A torch and water-tolerant footwear are essential items in the glow-worm tunnel. Take a packed lunch and make a day of this amazing experience.


4WDing along the Beecroft Track

Back at Bungleboori campground, your second day of 4WDing is to the Lost City via the Beecroft Track, which is right out the front of the campsite. Not far from the intersection of the Beecroft Track and the Glowworm Tunnel Road, hook a left into a smaller unmarked side track.

Once on the main side track there are a number of smaller tracks and deviations which can easily misguide, but if you continue to bear left and follow the most prominent track you will eventually make it to the amazing Lost City.

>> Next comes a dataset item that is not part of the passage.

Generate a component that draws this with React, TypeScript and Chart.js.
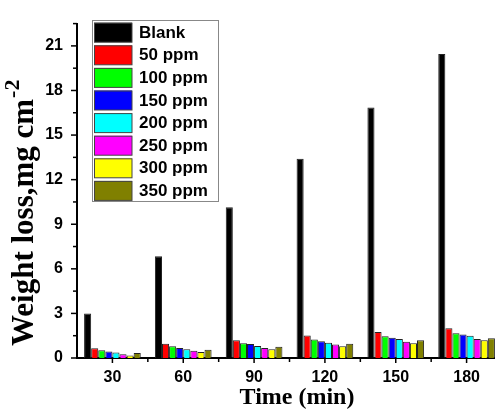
import React, { useEffect, useRef } from 'react';
import { Chart, registerables } from 'chart.js';

Chart.register(...registerables);

const categories = ['30', '60', '90', '120', '150', '180'];
const seriesLabels = ['Blank', '50 ppm', '100 ppm', '150 ppm', '200 ppm', '250 ppm', '300 ppm', '350 ppm'];
const seriesColors = ['#000000', '#ff0000', '#00ff00', '#0000ff', '#00ffff', '#ff00ff', '#ffff00', '#808000'];

const blank = [3.0, 6.85, 10.15, 13.4, 16.85, 20.45];
const ppm50 = [0.66, 0.96, 1.2, 1.51, 1.75, 2.01];
const ppm100 = [0.52, 0.79, 1.0, 1.25, 1.47, 1.66];
const ppm150 = [0.44, 0.68, 0.94, 1.12, 1.36, 1.58];
const ppm200 = [0.37, 0.59, 0.81, 1.03, 1.27, 1.49];
const ppm250 = [0.26, 0.48, 0.68, 0.9, 1.09, 1.27];
const ppm300 = [0.17, 0.41, 0.59, 0.79, 1.0, 1.2];
const ppm350 = [0.33, 0.55, 0.76, 0.96, 1.2, 1.33];

const seriesValues = [blank, ppm50, ppm100, ppm150, ppm200, ppm250, ppm300, ppm350];

const yMin = 0;
const yMax = 22.5;
const yStep = 3;
const yMinorStep = 1.5;
const yLastLabel = 21;

const xTitle = 'Time (min)';
const yTitleMain = 'Weight loss,mg cm';
const yTitleSup = '-2';

const CW = 504;
const CH = 409;

const sansFont = '"Liberation Sans", Arial, sans-serif';
const serifFont = '"Liberation Serif", "Times New Roman", serif';

const decorPlugin = {
  id: 'decor',
  afterDraw(chart: any) {
    const ctx = chart.ctx as CanvasRenderingContext2D;
    const xs = chart.scales.x;
    const ys = chart.scales.y;
    const area = chart.chartArea;
    ctx.save();
    ctx.strokeStyle = '#000';
    ctx.lineWidth = 1.5;

    // y ticks (major + minor), outward
    for (let v = yMin; v <= yMax + 1e-6; v += yMinorStep) {
      const py = ys.getPixelForValue(v);
      const major = Math.abs(v / yStep - Math.round(v / yStep)) < 1e-6;
      const len = major ? 6 : 4;
      ctx.beginPath();
      ctx.moveTo(area.left - len, py);
      ctx.lineTo(area.left, py);
      ctx.stroke();
    }

    // x ticks (major at centers, minor at boundaries)
    const half = (xs.getPixelForValue(1) - xs.getPixelForValue(0)) / 2;
    categories.forEach((_, i) => {
      const px = xs.getPixelForValue(i);
      ctx.beginPath();
      ctx.moveTo(px, area.bottom);
      ctx.lineTo(px, area.bottom + 5);
      ctx.stroke();
      const mx = px + half;
      ctx.beginPath();
      ctx.moveTo(mx, area.bottom);
      ctx.lineTo(mx, area.bottom + 4);
      ctx.stroke();
    });

    // x title
    ctx.fillStyle = '#000';
    ctx.font = `bold 24px ${serifFont}`;
    ctx.textAlign = 'center';
    ctx.textBaseline = 'alphabetic';
    ctx.fillText(xTitle, 297, 404);

    // y title (rotated)
    ctx.save();
    ctx.translate(33, 346);
    ctx.rotate(-Math.PI / 2);
    ctx.font = `bold 31px ${serifFont}`;
    ctx.textAlign = 'left';
    ctx.fillText(yTitleMain, 0, 0);
    const w = ctx.measureText(yTitleMain).width;
    ctx.font = `bold 22px ${serifFont}`;
    ctx.fillText(yTitleSup, w + 1, -14);
    ctx.restore();

    // legend
    const lx = 92.5, ly = 20.5, lw = 126, lh = 181;
    ctx.fillStyle = '#fff';
    ctx.fillRect(lx, ly, lw, lh);
    ctx.strokeStyle = '#888';
    ctx.lineWidth = 1;
    ctx.strokeRect(lx, ly, lw, lh);
    const ds = chart.data.datasets;
    ctx.font = `bold 17px ${sansFont}`;
    ctx.textAlign = 'left';
    ctx.textBaseline = 'middle';
    ds.forEach((d: any, i: number) => {
      const top = 22.7 + i * 22.6;
      ctx.fillStyle = d.backgroundColor;
      ctx.fillRect(94, top, 38, 19.5);
      ctx.strokeStyle = '#444';
      ctx.strokeRect(94.5, top + 0.5, 37.5, 19);
      ctx.fillStyle = '#000';
      ctx.fillText(d.label, 139, top + 10.5);
    });

    ctx.restore();
  },
};

export default function App() {
  const canvasRef = useRef<HTMLCanvasElement | null>(null);

  useEffect(() => {
    const canvas = canvasRef.current;
    if (!canvas) return;
    const chart = new Chart(canvas, {
      type: 'bar',
      data: {
        labels: categories,
        datasets: seriesLabels.map((label, i) => ({
          label,
          data: seriesValues[i],
          backgroundColor: seriesColors[i],
          borderColor: '#222',
          borderWidth: 1,
          categoryPercentage: 0.8,
          barPercentage: 1,
        })),
      },
      options: {
        responsive: false,
        animation: false,
        devicePixelRatio: 1,
        layout: { padding: { top: 16, right: 2, left: 0, bottom: 0 } },
        plugins: {
          legend: { display: false },
          tooltip: { enabled: false },
        },
        scales: {
          x: {
            type: 'category',
            offset: true,
            grid: { display: false, drawTicks: false },
            border: { display: true, color: '#000', width: 2 },
            ticks: {
              color: '#000',
              font: { family: sansFont, size: 16, weight: 'bold' },
              padding: 10,
              maxRotation: 0,
              autoSkip: false,
            },
            afterFit: (s: any) => {
              s.height = 51;
            },
          },
          y: {
            min: yMin,
            max: yMax,
            grid: { display: false, drawTicks: false },
            border: { display: true, color: '#000', width: 2 },
            ticks: {
              stepSize: yStep,
              color: '#000',
              font: { family: sansFont, size: 16, weight: 'bold' },
              padding: 14,
            },
            afterBuildTicks: (s: any) => {
              s.ticks = s.ticks.filter((t: any) => t.value <= yLastLabel + 1e-6);
            },
            afterFit: (s: any) => {
              s.width = 77;
            },
          },
        },
      },
      plugins: [decorPlugin],
    } as any);
    return () => chart.destroy();
  }, []);

  return (
    <div style={{ position: 'fixed', left: 0, top: 0, width: 495, height: 409, overflow: 'hidden', background: '#fff' }}>
      <canvas ref={canvasRef} width={CW} height={CH} style={{ width: CW, height: CH, display: 'block' }} />
    </div>
  );
}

Your 4WD will need good ground clearance along parts of this track, and there will be some water crossings through holes in the track if you head in after rain.

The rock formations are spectacular, carved by Mother Nature’s erosive hand into malleable sandstone. They are typical of the multitude of similar pagoda-type formations which abound in this part of the world, after which the nearby Gardens of Stone National Park was named.

The Lost City stretches for miles and is well worth the walk from the end of the 4WD track to get amongst them, but be warned that climbing the rock formations is dangerous as the sandstone is prone to crumbling, so best you stick to solid ground.

While peering out at the sandstone columns, take the time to search the valleys below where you’ll spot two dams hidden away. These were the original Lithgow water supply.

When leaving the Lost City, heading left will take you further along the Beecroft Track, which then veers onto Blackfellows Hand Track which will deliver you to an area of high cliffs and caves with some hard-to-find rock art.

These rocks will have you peering skywards and wondering how on earth the road was constructed all those years ago.


Blue Mountains

Before you leave on your last day, take in the spectacular views of the Wolgan Valley and Wolgan River from the end of Sunnyside Road. Photographers will be beside themselves as the late afternoon sun illuminates the sheer red cliffs with the river winding 300m below.

While the Newnes State Forest is still a working forest, the tracks within the area provide ample weekend getaways for Sydneysiders.

Whether you are driving the family 4WD taxi, a big boy’s toy or anything in between, you’ll want to return for more of what this area has to offer.